Not sure where I end up on this modern-love dilemma. How about you Stiletto Faithful? What do you think about Internet matchup sites?

And in the meantime, Happy Birthday and Happy Anniversary to Pop-Pop.

Marian, aka Grandma, the Northern half of Evelyn David

Brianna Sullivan Mysteries - e-book series
I Try Not to Drive Past Cemeteries- Kindle - Nook - Smashwords
The Dog Days of Summer in Lottawatah- Kindle - Nook - Smashwords
The Holiday Spirit(s) of Lottawatah- Kindle - Nook - Smashwords
Undying Love in Lottawatah- Kindle - Nook - Smashwords

A Haunting in Lottawatah - Kindle - Nook - Smashwords

The Sullivan Investigation Series
Murder Drops the Ball (Spring 2011)
Murder Takes the Cake- Paperback - Kindle
Murder Off the Books- Paperback - Kindle
Riley Come Home (short story)- Kindle - Nook - Smashwords

Love Lessons - Kindle - Nook - Smashwords


  1. So are you back from San Francisco, Marian??? I hope you write about your trip! Now onto the subject of your post...I'm very glad I met Ed in person. I think first impressions are very telling. I do know people who've met and married after dating online, but I don't think that ever would've worked for me.

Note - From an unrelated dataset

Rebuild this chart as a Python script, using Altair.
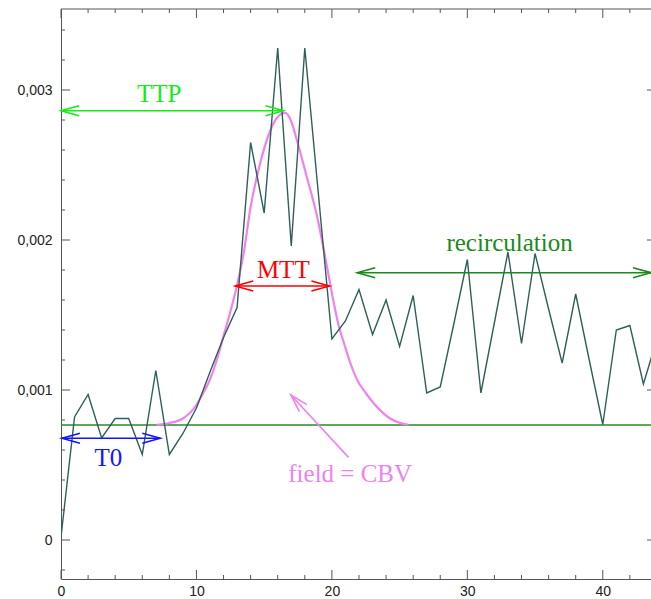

  2. I can vouch for you: your husband is very handsome. :-) Great post! You've hit the nail on the head. There doesn't seem to be any romance or mystery anymore in relationships. I became involved with my husband the good, old-fashioned way--he was my French tutor. Just so you know, I don't speak a lick of French. Maggie

  3. I think meeting someone on line might be hazardous. I've had two friends who've done it. One would meet her date only at lunch time in a public restaurant. She did that several times with no positive results. The other nearly married the man of her dreams, wedding all planned, invitations out, honeymoon paid for, and she found out he was an alcoholic when he nearly died from alcohol poisoning, a few months later he did die when his liver and kidneys failed. Wedding canceled, and she took a girlfriend on the honeymoon trip.

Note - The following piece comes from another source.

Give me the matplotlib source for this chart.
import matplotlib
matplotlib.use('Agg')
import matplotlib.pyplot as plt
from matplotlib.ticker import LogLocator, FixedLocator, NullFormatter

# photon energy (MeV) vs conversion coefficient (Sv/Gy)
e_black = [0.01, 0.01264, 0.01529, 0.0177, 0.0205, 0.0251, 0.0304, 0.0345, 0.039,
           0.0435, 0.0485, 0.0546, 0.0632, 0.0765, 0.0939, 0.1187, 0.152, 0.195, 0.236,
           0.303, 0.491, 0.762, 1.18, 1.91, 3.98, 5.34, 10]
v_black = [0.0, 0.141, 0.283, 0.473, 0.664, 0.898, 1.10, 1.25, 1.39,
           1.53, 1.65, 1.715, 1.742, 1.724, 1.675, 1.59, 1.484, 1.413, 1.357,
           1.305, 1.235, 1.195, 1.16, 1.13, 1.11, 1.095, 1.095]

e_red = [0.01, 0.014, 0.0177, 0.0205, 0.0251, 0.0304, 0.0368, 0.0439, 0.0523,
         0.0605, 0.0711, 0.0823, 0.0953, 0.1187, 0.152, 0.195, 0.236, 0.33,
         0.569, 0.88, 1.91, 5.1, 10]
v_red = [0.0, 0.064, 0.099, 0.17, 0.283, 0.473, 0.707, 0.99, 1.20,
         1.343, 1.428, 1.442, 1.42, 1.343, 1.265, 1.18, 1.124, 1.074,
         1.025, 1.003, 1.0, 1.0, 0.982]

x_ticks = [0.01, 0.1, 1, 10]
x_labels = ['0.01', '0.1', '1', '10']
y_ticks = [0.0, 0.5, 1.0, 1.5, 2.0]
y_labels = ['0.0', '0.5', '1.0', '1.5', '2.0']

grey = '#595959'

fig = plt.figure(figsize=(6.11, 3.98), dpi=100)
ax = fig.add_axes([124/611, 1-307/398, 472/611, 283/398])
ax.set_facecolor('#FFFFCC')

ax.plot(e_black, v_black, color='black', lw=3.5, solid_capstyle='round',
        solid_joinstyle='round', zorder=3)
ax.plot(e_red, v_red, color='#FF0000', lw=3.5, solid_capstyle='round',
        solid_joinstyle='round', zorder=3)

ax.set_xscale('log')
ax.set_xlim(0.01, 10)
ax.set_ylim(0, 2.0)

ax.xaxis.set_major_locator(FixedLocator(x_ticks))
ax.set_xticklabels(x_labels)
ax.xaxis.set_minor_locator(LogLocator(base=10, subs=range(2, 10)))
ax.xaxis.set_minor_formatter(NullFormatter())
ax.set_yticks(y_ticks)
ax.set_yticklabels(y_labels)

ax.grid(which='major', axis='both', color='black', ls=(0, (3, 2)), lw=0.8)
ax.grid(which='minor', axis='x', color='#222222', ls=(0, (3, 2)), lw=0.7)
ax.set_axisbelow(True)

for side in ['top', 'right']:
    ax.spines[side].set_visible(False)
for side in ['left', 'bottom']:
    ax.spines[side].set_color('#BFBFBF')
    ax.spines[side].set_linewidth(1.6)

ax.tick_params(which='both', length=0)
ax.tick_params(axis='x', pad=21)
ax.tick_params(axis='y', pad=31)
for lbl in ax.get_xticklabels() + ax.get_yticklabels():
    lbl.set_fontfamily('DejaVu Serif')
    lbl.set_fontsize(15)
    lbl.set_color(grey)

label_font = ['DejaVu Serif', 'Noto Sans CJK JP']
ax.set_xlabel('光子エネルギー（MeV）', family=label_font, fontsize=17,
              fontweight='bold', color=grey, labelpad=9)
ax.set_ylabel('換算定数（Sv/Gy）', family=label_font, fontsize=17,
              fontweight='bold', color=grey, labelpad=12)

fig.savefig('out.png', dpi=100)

    Of course I met my husband on a blind date, saw him on weekends for about 6 weeks, he left, then called and asked me to come to where he was to get married and I did--60 years ago.


  4. You'll be happy to know that the divorce rate among college-educated Americans married ten years or less has plummeted to eleven percent. Of course, it may be that nobody is getting married.

  5. As someone stuck in the trenches of modern dating, I have to say that I long for the kind of meet-cute romances that not only exist in books, but in real life (if more rarely). I just have never really found a online profile to catch my imagination. As a writer myself, I am a little wary of words in that context--very easy to make stuff up, or exaggerate, or in some other way be not quite authentic. There are actually services that help people write their profiles!

    Plus, there are lots of studies about the harm of having too many choices, which I think is part of the issue. Why try to make it work through the bad times with one person when their are hundreds of people online waiting for your email?

    Excellent blog post! Now, can you tell me where to find my own meet-cute?